Phoebe Bridgers - Punisher
Bridgers’ profile was raised over the last 18 months for her role in outing Ryan Adams’ unpleasant behaviour towards women. While her stand on this and other issues has been admirable it would have been a shame for her artist output to be eclipsed by it. With hindsight that was never going to be the case. Her debut Stranger in the Alps and the collaborative boygenius EP and Better Oblivion Community Center were all strong records with starkly honest moments of sadness articulated with a turn of phrase that made you have to pause songs to let lines sink in. Punisher is certainly not a happy record, but it has an end of chapter 1 feel to it. If she’s reliving bad memories, it’s mainly so she can move past them. Musically, it’s rockier than her debut but is still a quiet record - it feels like a set of songs that have been refined to subtlety.
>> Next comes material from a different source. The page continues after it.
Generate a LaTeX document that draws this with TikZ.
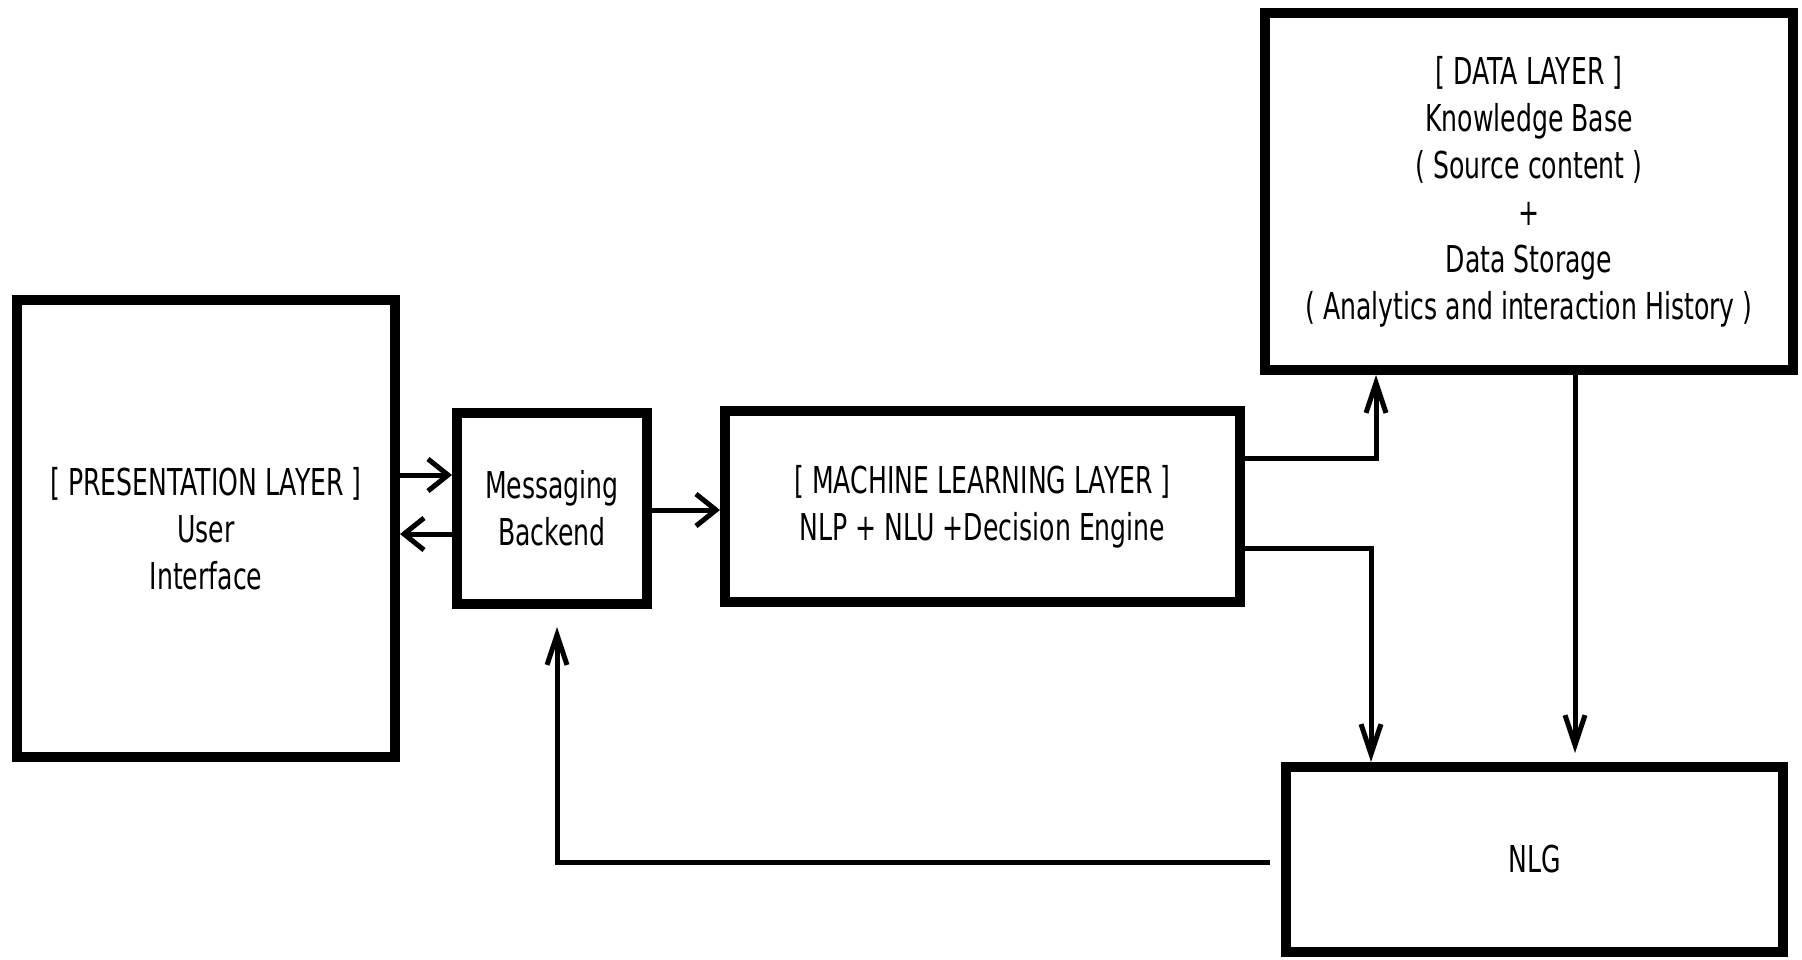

Mella Dee - Ridgewood EP/Sidney Street EP
Doncaster’s Ryan Aitcheson aka Mella Dee first came to our attention on 2015’s Trellick - a minimalist badboy breakbeat monster with massive dubby basslines reminiscent of Point Blank-era Dub Pistols. Since then we’ve followed him with interest as he’s hopped about sounds settling mainly on techno. In 2020 he released 2 EPs that really worked for me - Ridgewood’s title track is really hooky techno and represents much of what has made the genre really interesting over the last few years. The whole EP seems to explore similar textures - low-end synths filtering in and out. Making this kind of vibey techno plays with a repetition that risks being boring but not here. Every track keeps it going - even when he lets someone else remix (in this case - Yoofy), it still fits in with the rest of the EP.
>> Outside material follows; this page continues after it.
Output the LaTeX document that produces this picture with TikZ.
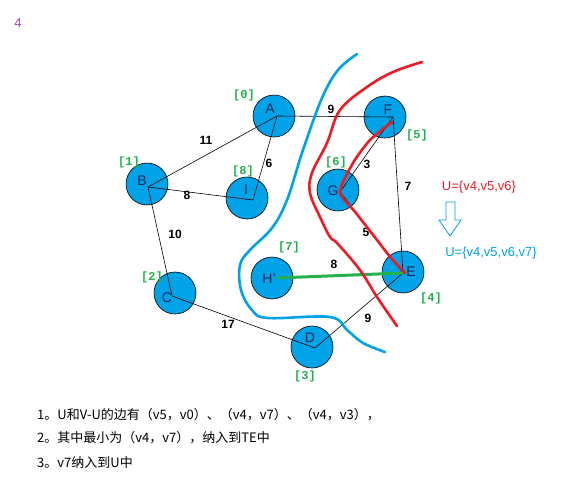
\documentclass[tikz,border=0pt]{standalone}
\usepackage{fontspec}
\setmainfont{Liberation Sans}
\newfontfamily\cjk{Noto Sans CJK SC}
\newfontfamily\monob{Liberation Mono}
\definecolor{pblue}{RGB}{0,162,232}
\definecolor{pred}{RGB}{237,28,36}
\definecolor{pgreen}{RGB}{34,177,76}
\definecolor{ppurple}{RGB}{163,73,164}
\definecolor{letterc}{RGB}{20,40,90}
\begin{document}
\begin{tikzpicture}[x=1pt,y=-1pt,
  vert/.style={circle,draw=black,fill=pblue,minimum size=42pt,inner sep=0pt,line width=0.6pt},
  lett/.style={font=\fontsize{14}{14}\selectfont,text=letterc,inner sep=0pt},
  idx/.style={font=\monob\bfseries\fontsize{12}{12}\selectfont,text=pgreen,inner sep=0pt},
  wt/.style={font=\bfseries\fontsize{12}{12}\selectfont,inner sep=0pt},
  edg/.style={black,line width=0.6pt},
  freehand/.style={line width=2.6pt,line cap=round,line join=round},
  txt/.style={font=\cjk\fontsize{13}{13}\selectfont,anchor=west,inner sep=0pt}]
\useasboundingbox (0,0) rectangle (586,480);
\fill[white] (0,0) rectangle (586,480);
\node[font=\fontsize{13}{13}\selectfont,text=ppurple] (title) at (18,23) {4};
% vertices
\node[vert] (A) at (274,116) {};
\node[vert] (B) at (147,184) {};
\node[vert] (I) at (247,198) {};
\node[vert] (F) at (385,117) {};
\node[vert] (G) at (338,190) {};
\node[vert] (C) at (175,293) {};
\node[vert] (H) at (272,278) {};
\node[vert] (D) at (312,347) {};
\node[vert] (E) at (403,272) {};
\node[lett] (lA) at (270,109) {A};
\node[lett] (lB) at (142,181) {B};
\node[lett] (lI) at (246,190) {I};
\node[lett] (lF) at (388,110) {F};
\node[lett] (lG) at (333,191) {G};
\node[lett] (lH) at (269,279) {H'};
\node[lett] (lC) at (167,298) {C};
\node[lett] (lD) at (310,338) {D};
\node[lett] (lE) at (411,272) {E};
% edge points
\coordinate (pA) at (277,116);
\coordinate (pB) at (148,187);
\coordinate (pI) at (253,200);
\coordinate (pF) at (393,117);
\coordinate (pG) at (340,192);
\coordinate (pC) at (172,296);
\coordinate (pH) at (277,278);
\coordinate (pD) at (315,348);
\coordinate (pE) at (403,273);
% edges
\draw[edg] (pB) -- (pA);
\draw[edg] (pB) -- (pI);
\draw[edg] (pI) -- (pA);
\draw[edg] (pA) -- (pF);
\draw[edg] (pF) -- (pE);
\draw[edg] (pG) -- (pF);
\draw[edg] (pG) -- (pE);
\draw[edg] (pB) -- (pC);
\draw[edg] (pC) -- (pD);
\draw[edg] (pD) -- (pE);
\draw[edg] (pH) -- (pE);
\draw[pgreen,line width=3pt] (pH) -- (pE);
% weights
\node[wt] (w11) at (206,140) {11};
\node[wt] (w8a) at (187,195) {8};
\node[wt] (w6) at (269,163) {6};
\node[wt] (w9a) at (331,109) {9};
\node[wt] (w3) at (367,164) {3};
\node[wt] (w7) at (408,186) {7};
\node[wt] (w5) at (366,232) {5};
\node[wt] (w10) at (175,234) {10};
\node[wt] (w8b) at (334,264) {8};
\node[wt] (w17) at (228,324) {17};
\node[wt] (w9b) at (368,318) {9};
% indices
\node[idx] (iA) at (244,95) {[0]};
\node[idx] (iB) at (129,162) {[1]};
\node[idx] (iI) at (243,171) {[8]};
\node[idx] (iF) at (417,135) {[5]};
\node[idx] (iG) at (336,162) {[6]};
\node[idx] (iH) at (289,247) {[7]};
\node[idx] (iC) at (152,277) {[2]};
\node[idx] (iD) at (305,376) {[3]};
\node[idx] (iE) at (431,298) {[4]};
% freehand curves
\draw[freehand,pblue] plot[smooth,tension=0.6] coordinates {(357,54) (338,70) (322,98) (303,150) (287,200) (272,228) (250,250) (240,265) (241,290) (252,310) (268,318) (330,317) (347,330) (363,343) (385,352)};
\draw[freehand,pred] plot[smooth,tension=0.6] coordinates {(422,62) (393,72) (367,87) (340,110) (327,143) (312,173) (310,193) (320,217) (330,237) (337,243) (360,270) (377,297) (397,326)};
\draw[freehand,pred] plot[smooth,tension=0.4] coordinates {(392,122) (370,140) (353,163) (340,192) (356,213) (377,240) (391,258) (405,273)};
% right texts
\node[font=\fontsize{13}{13}\selectfont,text=pred] (U1) at (479,187) {U=\{v4,v5,v6\}};
\draw[pblue,line width=0.8pt,line join=miter] (446,202) -- (455,202) -- (455,220) -- (461,220) -- (450,236) -- (439,220) -- (446,220) -- cycle;
\node[font=\fontsize{13}{13}\selectfont,text=pblue] (U2) at (491,253) {U=\{v4,v5,v6,v7\}};
% bottom text
\node[txt] (t1) at (37,415) {1。U和V-U的边有（v5，v0）、（v4，v7）、（v4，v3），};
\node[txt] (t2) at (37,438) {2。其中最小为（v4，v7），纳入到TE中};
\node[txt] (t3) at (37,463) {3。v7纳入到U中};
\end{tikzpicture}
\end{document}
Sidney Street is very different - more bassline driven. Indebted to speed garage and rave. It’s not quite the beast that Ridgewood is, and while neither are albums, between them, this stuff just seems too good to ignore and sometimes EPs are the only way to get certain genres into these lists.
Keaton Henson - Monument
Henson returns to his skeletal acoustic balladry after 2019’s classical work Six Lethargies this time. Anyone familiar with Henson knows that the sadness at the core of his work never makes for an easy listen and this is certainly true of Monument, written as a reaction to his father’s illness and passing.
Four Tet - Parallels
The second of his three albums released in 2020, Parallels mainly consists of pseudonymous releases over the last three years. It sounds like a collection rather than a cohesive album but when that collection contains the 26 minutes beatless ambient opener Parallel 1, the shuffling breaks of Parallel 4 or Parallel 6’s return to Four Tet’s folktronica sound that’s just fine.
Dua Lipa - Future Nostalgia
Is Future Nostalgia the disco-pop masterpiece people are suggesting? Not for me, it feels a little too devoid of a central personality for that. It’s no Confessions On a Dance Floor - it’s more Kylie than Madonna. However, it is end-to-end well written pop where every song feels familiar as it hits all the notes you’re craving.
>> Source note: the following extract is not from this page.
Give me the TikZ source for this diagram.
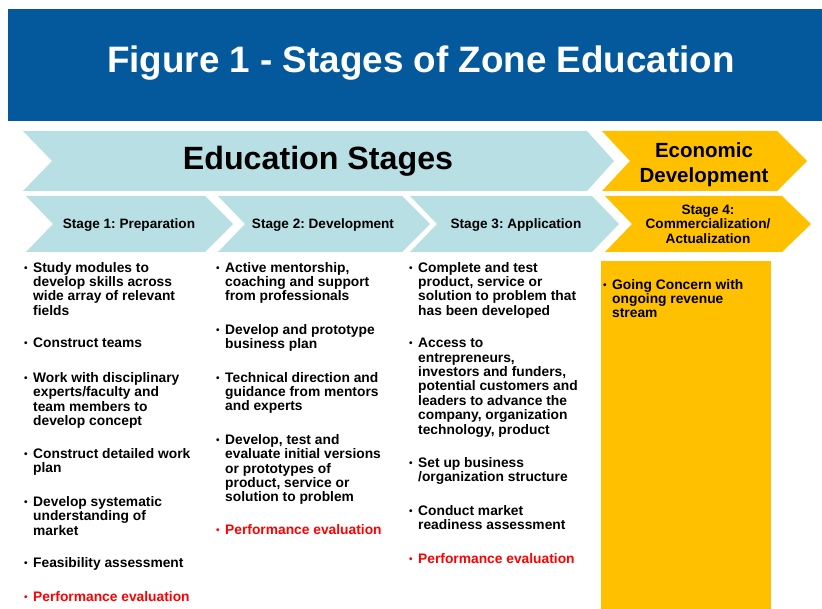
\documentclass[tikz,border=0pt]{standalone}
\usepackage{fontspec}
\setmainfont{Liberation Sans}
\frenchspacing

\definecolor{titleblue}{RGB}{3,89,156}
\definecolor{stageblue}{RGB}{184,223,227}
\definecolor{econorange}{RGB}{255,192,0}
\definecolor{perfred}{RGB}{255,0,0}

\tikzset{
  edu/.style = {fill=stageblue},
  econ/.style = {fill=econorange},
  stagelabel/.style = {align=center, font=\bfseries\fontsize{13.6}{14.4}\selectfont},
  item/.style = {anchor=north west, inner sep=0pt, align=left, font=\bfseries\fontsize{13.8}{14.4}\selectfont},
  perf/.style = {item, text=perfred}
}
\newcommand{\bul}{\llap{\raisebox{1pt}{\fontsize{10}{10}\selectfont\textbullet}\hspace{5.5pt}}}

\begin{document}
\begin{tikzpicture}[x=1pt, y=-1pt]
\useasboundingbox (0,0) rectangle (822,609);

\fill [titleblue] (8,9) rectangle (822,121);
\node (Title) at (421,63) [text=white, font=\bfseries\fontsize{36.8}{42}\selectfont] {Figure 1 - Stages of Zone Education};

\fill [edu] (23,131) -- (587,131) -- (614,161) -- (587,191) -- (23,191) -- (52,161) -- cycle;
\fill [econ] (602,131) -- (777,131) -- (807,161) -- (777,191) -- (602,191) -- (630,161) -- cycle;

\fill [edu] (26,196) -- (205,196) -- (233,224) -- (205,252) -- (26,252) -- (53,224) -- cycle;
\fill [edu] (218,196) -- (402,196) -- (430,224) -- (402,252) -- (218,252) -- (245,224) -- cycle;
\fill [edu] (410,196) -- (592,196) -- (619,224) -- (592,252) -- (410,252) -- (437,224) -- cycle;
\fill [econ] (605,196) -- (782,196) -- (811,224) -- (782,252) -- (605,252) -- (632,224) -- cycle;

\fill [econ] (601,261) rectangle (771,609);

\node (Education Stages) at (318,161) [font=\bfseries\fontsize{32.2}{36}\selectfont] {Education Stages};

\node (Economic Development) at (704,165) [align=center, font=\bfseries\fontsize{20.5}{25}\selectfont] {Economic\\Development};

\node (Stage 1) at (129,225) [stagelabel] {Stage 1: Preparation};
\node (Stage 2) at (323,225) [stagelabel] {Stage 2: Development};
\node (Stage 3) at (516,225) [stagelabel] {Stage 3: Application};
\node (Stage 4) at (708,224) [stagelabel] {Stage 4:\\Commercialization/\\Actualization};

% stage 1
\node (Study modules) at (33,262) [item] {\bul Study modules to\\develop skills across\\wide array of relevant\\fields};
\node (Construct teams) at (33,338) [item] {\bul Construct teams};
\node (Work with) at (33,372) [item] {\bul Work with disciplinary\\experts/faculty and\\team members to\\develop concept};
\node (Work plan) at (33,448) [item] {\bul Construct detailed work\\plan};
\node (Understanding) at (33,496) [item] {\bul Develop systematic\\understanding of\\market};
\node (Feasibility) at (33,557) [item] {\bul Feasibility assessment};
\node (Performance 1) at (33,591) [perf] {\bul Performance evaluation};

% stage 2
\node (Mentorship) at (225,262) [item] {\bul Active mentorship,\\coaching and support\\from professionals};
\node (Business plan) at (225,324) [item] {\bul Develop and prototype\\business plan};
\node (Direction) at (225,372) [item] {\bul Technical direction and\\guidance from mentors\\and experts};
\node (Prototypes) at (225,434) [item] {\bul Develop, test and\\evaluate initial versions\\or prototypes of\\product, service or\\solution to problem};
\node (Performance 2) at (225,524) [perf] {\bul Performance evaluation};

% stage 3
\node (Complete) at (418,262) [item] {\bul Complete and test\\product, service or\\solution to problem that\\has been developed};
\node (Access) at (418,338) [item] {\bul Access to\\entrepreneurs,\\investors and funders,\\potential customers and\\leaders to advance the\\company, organization\\technology, product};
\node (Set up) at (418,457) [item] {\bul Set up business\\/organization structure};
\node (Readiness) at (418,505) [item] {\bul Conduct market\\readiness assessment};
\node (Performance 3) at (418,553) [perf] {\bul Performance evaluation};

% stage 4
\node (Going Concern) at (612,279) [item] {\bul Going Concern with\\ongoing revenue\\stream};
\end{tikzpicture}
\end{document}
For me, it was the moments where Lipa takes the reins to make a lyrical point where it gets interesting. IDGAF on her debut or Boys Will be Boys on this album. Perhaps I’m being contrarian for not putting it higher. Maybe the relentless river of remixes coming out every week wore me down. Either way, over exposure rubbed some of the shine off and consequently I’ve not revisited it much since.